▸ Aim of the task
Each line of the material must be repeated precisely, with the pictures left out.

******************************

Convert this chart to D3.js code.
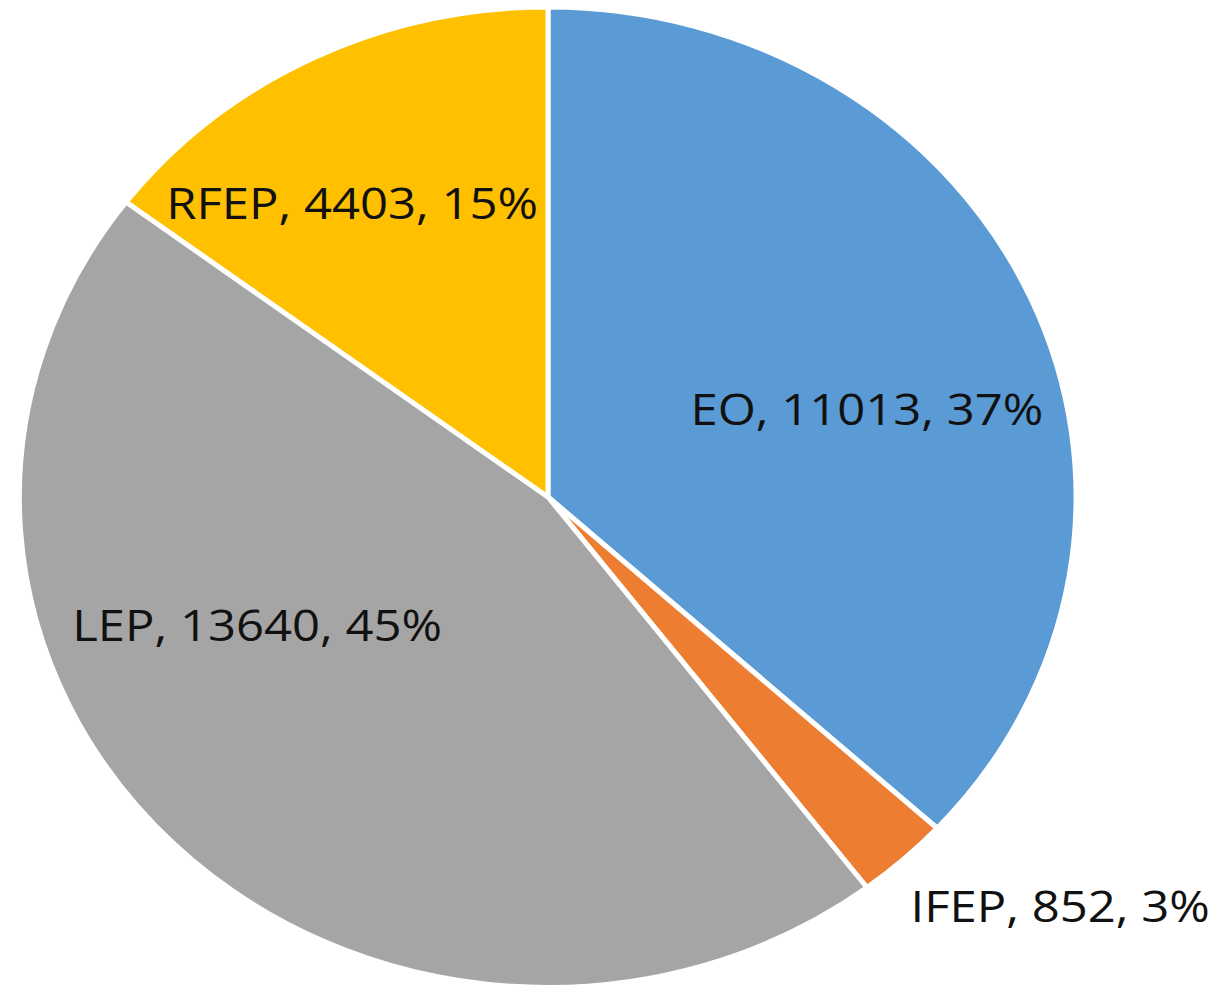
<!DOCTYPE html>
<html>
<head>
<meta charset="utf-8">
<script src="https://cdn.jsdelivr.net/npm/d3@7"></script>
<style>
    body { margin: 0; background: #fff; }
    .slice { stroke: #fff; stroke-width: 5; vector-effect: non-scaling-stroke; stroke-linejoin: round; }
    .label_pie { font-family: "Open Sans", sans-serif; font-size: 43px; fill: #111; }
</style>
</head>
<body>
<div class="pie_chart"></div>
<script>
const categories = ["EO", "IFEP", "LEP", "RFEP"]
const counts = [11013, 852, 13640, 4403]
const percents = [37, 3, 45, 15]   // as printed on the chart
const colours = ["#5B9BD5", "#ED7D31", "#A5A5A5", "#FFC000"]

// label centres in unit ellipse coords (Excel "best fit" spots)
const labelPos = [[0.604, -0.178], [0.970, 0.835], [-0.551, 0.263], [-0.371, -0.598]]

function drawPie() {

    const width = 1218
    const height = 993
    const cx = 548, cy = 497
    const rx = 528, ry = 490

    const data = categories.map((c, i) => ({ name: c, value: counts[i], pct: percents[i], colour: colours[i], pos: labelPos[i] }))

    const svg = d3.select(".pie_chart")
        .append("svg")
        .attr("width", width)
        .attr("height", height)

    const pie = d3.pie().value(d => d.value).sort(null)
    const arc = d3.arc().innerRadius(0).outerRadius(1)

    // chart is a bit wider than tall, so draw unit pie and stretch it
    svg.append("g")
        .attr("transform", `translate(${cx},${cy}) scale(${rx},${ry})`)
        .selectAll("path")
        .data(pie(data))
        .join("path")
        .attr("class", "slice")
        .attr("d", arc)
        .attr("fill", d => d.data.colour)

    // text is stretched sideways too
    svg.append("g")
        .selectAll("text")
        .data(data)
        .join("text")
        .attr("class", "label_pie")
        .attr("transform", d => `translate(${cx + d.pos[0] * rx},${cy + d.pos[1] * ry}) scale(1.14,1)`)
        .attr("text-anchor", "middle")
        .attr("dy", "0.36em")
        .text(d => `${d.name}, ${d.value}, ${d.pct}%`)
}

drawPie()
</script>
</body>
</html>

******************************

▸ Solution for this exercise
Convert this chart to D3.js code.
<!DOCTYPE html>
<html>
<head>
<meta charset="utf-8">
<script src="https://cdn.jsdelivr.net/npm/d3@7"></script>
<style>
    body { margin: 0; background: #fff; }
    .slice { stroke: #fff; stroke-width: 5; vector-effect: non-scaling-stroke; stroke-linejoin: round; }
    .label_pie { font-family: "Open Sans", sans-serif; font-size: 43px; fill: #111; }
</style>
</head>
<body>
<div class="pie_chart"></div>
<script>
const categories = ["EO", "IFEP", "LEP", "RFEP"]
const counts = [11013, 852, 13640, 4403]
const percents = [37, 3, 45, 15]   // as printed on the chart
const colours = ["#5B9BD5", "#ED7D31", "#A5A5A5", "#FFC000"]

// label centres in unit ellipse coords (Excel "best fit" spots)
const labelPos = [[0.604, -0.178], [0.970, 0.835], [-0.551, 0.263], [-0.371, -0.598]]

function drawPie() {

    const width = 1218
    const height = 993
    const cx = 548, cy = 497
    const rx = 528, ry = 490

    const data = categories.map((c, i) => ({ name: c, value: counts[i], pct: percents[i], colour: colours[i], pos: labelPos[i] }))

    const svg = d3.select(".pie_chart")
        .append("svg")
        .attr("width", width)
        .attr("height", height)

    const pie = d3.pie().value(d => d.value).sort(null)
    const arc = d3.arc().innerRadius(0).outerRadius(1)

    // chart is a bit wider than tall, so draw unit pie and stretch it
    svg.append("g")
        .attr("transform", `translate(${cx},${cy}) scale(${rx},${ry})`)
        .selectAll("path")
        .data(pie(data))
        .join("path")
        .attr("class", "slice")
        .attr("d", arc)
        .attr("fill", d => d.data.colour)

    // text is stretched sideways too
    svg.append("g")
        .selectAll("text")
        .data(data)
        .join("text")
        .attr("class", "label_pie")
        .attr("transform", d => `translate(${cx + d.pos[0] * rx},${cy + d.pos[1] * ry}) scale(1.14,1)`)
        .attr("text-anchor", "middle")
        .attr("dy", "0.36em")
        .text(d => `${d.name}, ${d.value}, ${d.pct}%`)
}

drawPie()
</script>
</body>
</html>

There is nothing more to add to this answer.